Analytical and "Traditional" Views
If one wants to explore the gulf between the analytical-phenomenological approaches AND other philosophies because of the former's reliance on the philosophy of mind, language, math, science, and logic along with and the tendency to avoid Grand Sweeping Theories about Everything, that's a valid question whose answer might parallel Gould's doctrine of NOMA. As some philosophers have recognized, there is a social division of labor to thinking, and philosophical inquiry is just too broad and demanding for person to understand everything and make claims about all possible worlds and all philosophical objects. Language, math, and the mind, for instance, all have metaphysical implications, and even wrestling with a small part of the inferences can take a lifetime. Amateur philosophers know everything; professional philosophers specialize. The consensus seems to be no one book or philosopher can speak definitively to philsophical truth, and that speculative metaphysics is best understood as one's private religion. This intellectual separation is intellectually productive in the same way the separation of church and state is.
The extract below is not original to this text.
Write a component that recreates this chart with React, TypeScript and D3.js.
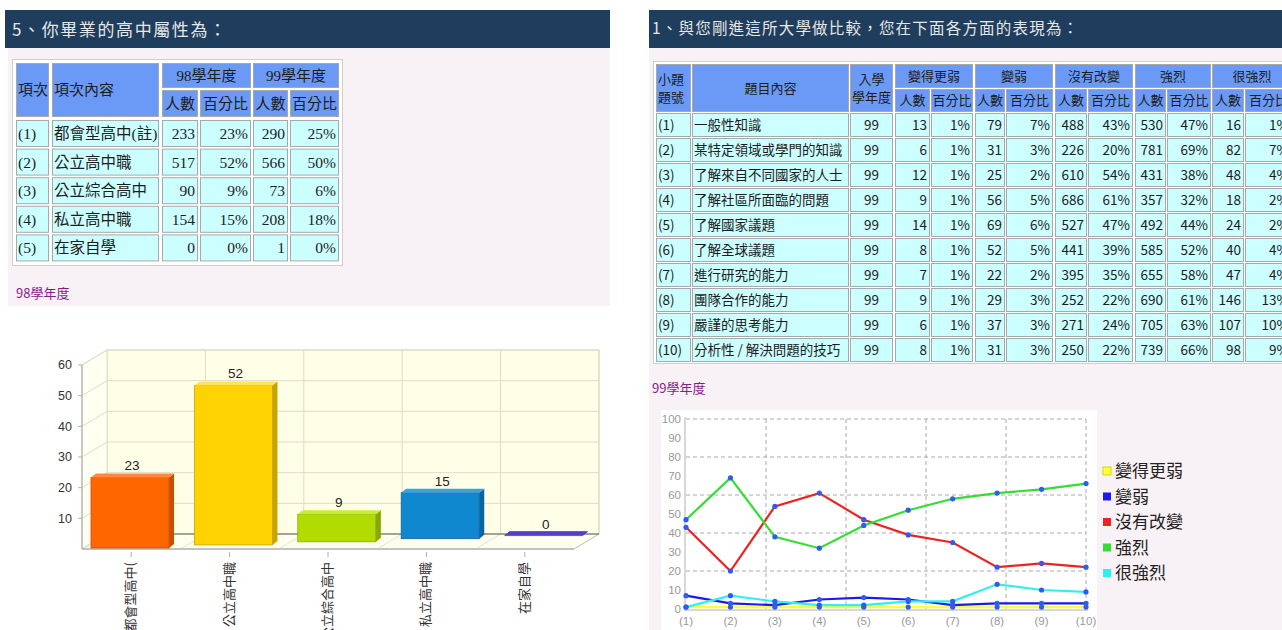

On the Importance of Psychology and Mathematics
The history of Western philosophy (there is a world beyond the West, after all) is a narrative which starts approximately with Thales of Miletus who along with the Presocratics, infused logic (in the broad sense) and naturalism into culture. No longer did one need rely on divine revelation and religious mythology for truths nor did one require gods to understand the world. As Christianity displaced paganism in Europe and then embraced philosophy in the form of Scholasticism, the Renaissance birthed natural science from natural philosophy. But natural science evolved (that science is somehow a monolithic static entity obsessed with objectivity is severely deficient), and in the 19th century, modern science blossomed and is still evolving. Besides the introduction of evolution, psychology, mathematics, and formal logic came into their own. _Great thinkers like Frege, Husserl, Wittgenstein, Russell, and Quine have since tackled questions that go beyond the simple contemplations of doxa and episteme. They took took epistemic, ontic, and semantic questions in new and exciting directions. From Husserl and the Sciences, p. 90:
Why should we bind the analysis of these concepts to the metaphors and periphrases of an explanatory commentary? ... A straightforward answer... consists in subordinating all philosophical questions to logic [as Frege advocated].
Frege and Husserl and Quine all have advanced the theory of knoweldge by examining the interplay between subjective and objective mind, logic, and mathematics since (introspective and naturalistic) psychology, mathematics, and logic all have metaphysical implications, in the same way Mendelian genetics and Darwinian natural selection do. Certainly great philosophers who came before such as Aristotle, Hume, Spinoza, and Kant have a place in history, but as their knowedge became dated, philosophy evolved. Of course, many philosophers do find their idols and demur.
Conclusion
Every philosopher struggles with ideas; it's the nature of the beast. From naive realism to eliminative materialism to subjective idealism, philosophical positions vary, and to the extent that philosophers live in a real world so too does their philosophy. I routinely see exchanges between thinkers here on SE Philosophy, and myself have evolved on many issues not limited to seeing causation at play on the supervenience of mind on matter to adopting a position closer to nihilistic ontology. There may be plenty of talking past each other here, but the critical exchanges far outnumber those experiences.